On the importance of mangroves, he indicated that they were plants that had the capacity to absorb carbon-dioxide from the system to free the country from the effects of climate change.
He observed that many of the mangrove areas were being depleted without any effort to re-plant the mangroves.
“This is not good for the country. If we want to deal with climate change, we have to save our mangroves. Our mangrove areas are vulnerable. Meanwhile, mangroves concentrate carbons higher than any forest area and so very unique and must be protected,” he stated.
He said though government did not have much power over the management of mangroves because the land was not state owned, it could lawfully acquire the land and ensure that such areas could be well protected for future generations.
The celebration this year which was on the theme: “Mangroves, our lifeline, our livelihoods”, brought together partners such as Wildlife Division of Forestry Commission, IUCN, Development Institute, chiefs and queen mothers within the enclave as well as the representatives of government ministries and departments to mark the day.
The Project Coordinator for IUCN, Ms Saadia Bobtoya Owusu-Amofah, said her outfit, with its special interest in mangrove preservation, was implementing a four-year project aimed at an integrated protection of the diversity and fragile ecosystems of mangroves in West Africa and their enhanced resilience to climate change.
The project is being implemented in partnership with Wetlands International Africa, Eclosio and IUCN in four priority conservation landscapes across West Africa including mono Volta made up of Ghana, Benin and Togo. The Mono-Volta landscape encompasses the Songor and the Anlo-Keta lagoons in Ghana.
The project coordinator said it was the hope of IUCN that by the end of the project, “We can restore our mangrove ecosystems and regain what has been lost” and also reignite commitments and concerted efforts towards curbing the numerous challenges that hamper the effective management of Ghana’s mangrove.

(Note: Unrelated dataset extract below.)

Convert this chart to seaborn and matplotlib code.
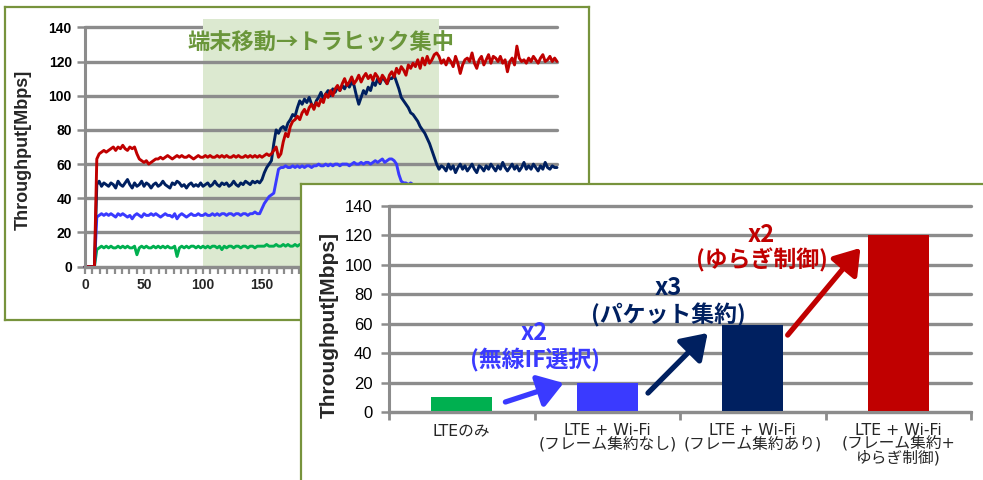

The occasion was also marked with the planting of about 2,000 mangroves to refill the depleted areas at the Atiteti community.

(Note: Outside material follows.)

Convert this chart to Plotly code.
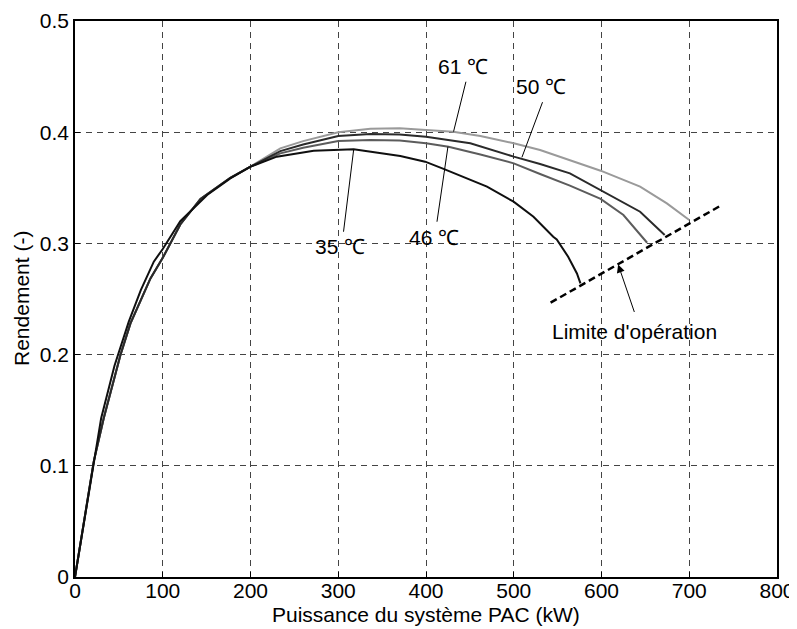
import plotly.graph_objects as go

# ---------------- data ----------------
rise_x = [0, 21.4, 32.8, 51.8, 63.2, 86, 100, 120, 143, 177, 200]
rise_y = [0, 0.104, 0.143, 0.1996, 0.228, 0.2685, 0.287, 0.317, 0.340, 0.359, 0.369]

x35 = [0, 20.7, 29.8, 45, 61.3, 75, 89.8, 100, 120, 150.6, 177, 200, 230, 272, 300, 317.6,
       370.7, 399, 420, 446.7, 469.5, 499.8, 522.5, 545, 549, 562, 572, 576]
y35 = [0, 0.1, 0.1427, 0.19, 0.2296, 0.258, 0.2836, 0.295, 0.320, 0.3435, 0.3585, 0.369, 0.378, 0.3834, 0.384, 0.3846,
       0.3786, 0.3735, 0.367, 0.3585, 0.351, 0.3375, 0.324, 0.306, 0.3035, 0.288, 0.273, 0.264]

x46 = rise_x + [234, 260, 300, 336.6, 370, 400, 425.7, 462, 500, 530, 564, 599, 625, 652]
y46 = rise_y + [0.381, 0.386, 0.392, 0.393, 0.3925, 0.390, 0.387, 0.380, 0.372, 0.3624, 0.352, 0.340, 0.3255, 0.3006]

x50 = rise_x + [234, 260, 300, 336.6, 370, 400, 450.5, 500, 511, 530, 564, 599, 644, 672]
y50 = rise_y + [0.383, 0.389, 0.3966, 0.3984, 0.398, 0.396, 0.390, 0.378, 0.3756, 0.3714, 0.363, 0.348, 0.3285, 0.3075]

x61 = rise_x + [234, 260, 300, 336.6, 370, 400, 431, 462, 500, 530, 564, 599, 644, 674.5, 700]
y61 = rise_y + [0.3855, 0.392, 0.400, 0.403, 0.4035, 0.402, 0.4005, 0.3966, 0.390, 0.384, 0.375, 0.3654, 0.351, 0.336, 0.321]

limit_x = [542, 735]
limit_y = [0.2467, 0.3336]

labels = ["61 \u2103", "50 \u2103", "46 \u2103", "35 \u2103"]
label_x = [442.5, 531, 408.7, 302.4]
label_y = [0.459, 0.441, 0.3055, 0.297]
leader_x0 = [445.5, 532.8, 412.5, 306]
leader_y0 = [0.4454, 0.427, 0.3195, 0.3105]
leader_x1 = [431.4, 509.3, 425, 317.5]
leader_y1 = [0.4005, 0.3774, 0.387, 0.384]

limit_text = "Limite d'op\u00e9ration"
limit_text_xy = (637.6, 0.2206)
arrow_tail = (638, 0.237)
arrow_tip = (619, 0.281)

x_ticks = [0, 100, 200, 300, 400, 500, 600, 700, 800]
y_ticks = [0, 0.1, 0.2, 0.3, 0.4, 0.5]
y_ticktext = ["0", "0.1", "0.2", "0.3", "0.4", "0.5"]

FONT = "Liberation Sans, Arial, Helvetica, sans-serif"
FS = 21

fig = go.Figure()

series = [
    (x61, y61, "#9a9a9a"),
    (x46, y46, "#5c5c5c"),
    (x50, y50, "#2a2a2a"),
    (x35, y35, "#0f0f0f"),
]
for xs, ys, c in series:
    fig.add_trace(go.Scatter(x=xs, y=ys, mode="lines",
                             line=dict(color=c, width=2), showlegend=False,
                             hoverinfo="skip"))

# leader lines
for i in range(len(labels)):
    fig.add_trace(go.Scatter(x=[leader_x0[i], leader_x1[i]], y=[leader_y0[i], leader_y1[i]],
                             mode="lines", line=dict(color="black", width=1),
                             showlegend=False, hoverinfo="skip"))

# operating limit
fig.add_trace(go.Scatter(x=limit_x, y=limit_y, mode="lines",
                         line=dict(color="black", width=2.5, dash="7px,4px"),
                         showlegend=False, hoverinfo="skip"))

for i, t in enumerate(labels):
    fig.add_annotation(x=label_x[i], y=label_y[i], text=t, showarrow=False,
                       xanchor="center", yanchor="middle",
                       font=dict(family=FONT, size=FS, color="black"))

fig.add_annotation(x=limit_text_xy[0], y=limit_text_xy[1], text=limit_text, showarrow=False,
                   xanchor="center", yanchor="middle",
                   font=dict(family=FONT, size=FS, color="black"))

fig.add_annotation(x=arrow_tip[0], y=arrow_tip[1], ax=arrow_tail[0], ay=arrow_tail[1],
                   axref="x", ayref="y", xref="x", yref="y", text="",
                   showarrow=True, arrowhead=2, arrowsize=1.6, arrowwidth=1,
                   arrowcolor="black")

# axis titles as annotations for precise placement
fig.add_annotation(xref="paper", yref="paper", x=0.5, y=0, yshift=-37,
                   text="Puissance du syst\u00e8me PAC (kW)", showarrow=False,
                   xanchor="center", yanchor="middle",
                   font=dict(family=FONT, size=FS, color="black"))
fig.add_annotation(xref="paper", yref="paper", x=0, y=0.5, xshift=-54,
                   text="Rendement (-)", showarrow=False, textangle=-90,
                   xanchor="center", yanchor="middle",
                   font=dict(family=FONT, size=FS, color="black"))

axis_common = dict(
    showline=True, linecolor="black", linewidth=1.5, mirror=True,
    showgrid=True, gridcolor="#444444", gridwidth=1, griddash="6px,5px",
    zeroline=False, ticks="inside", ticklen=5, tickcolor="black",
    tickfont=dict(family=FONT, size=FS, color="black"),
    automargin=False,
)

fig.update_xaxes(range=[0, 800], tickvals=x_ticks, ticktext=[str(v) for v in x_ticks],
                 ticklabelstandoff=-6, **axis_common)
fig.update_yaxes(range=[0, 0.5], tickvals=y_ticks, ticktext=y_ticktext,
                 **axis_common)

# page body has an 8px default margin; margins compensate for it
fig.update_layout(width=797, height=629,
                  margin=dict(l=67, r=28, t=13, b=60),
                  paper_bgcolor="white", plot_bgcolor="white",
                  showlegend=False)

fig.write_html("out.html")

Meanwhile, some members of the communities in the Mono-Volta area have said that they will resist any attempt to stop them from harvesting the mangroves without alternative livelihood as it is their only source of existence.
Their complaint, according to them, was based on the fact that most of the times when decisions of such nature were taken, decision-makers did not involve them and went on to implement whatever project was at hand.
The Agbotadua (linguist) of the Dzita community, Ahevi, said they were development-oriented people and as such were not in any way challenging any decisions that would positively impact their environment such as the preservation of mangroves in their area.
However, “we will also not be coerced into accepting decisions that may affect our very means of existence,” he said.
The Agbotadua said they were ready to collaborate in any effort aimed at sustaining the ecosystem, including the replanting of mangroves when they were cut.
“We know the importance of mangroves to the existence of man and in our own way we would continue to protect its sustainability as well,” he pledged.
The Anlo-Keta lagoon complex offshore mangrove site covers an area of 530km sq and has a coastal stretch of 40 km considered to be the largest in Ghana.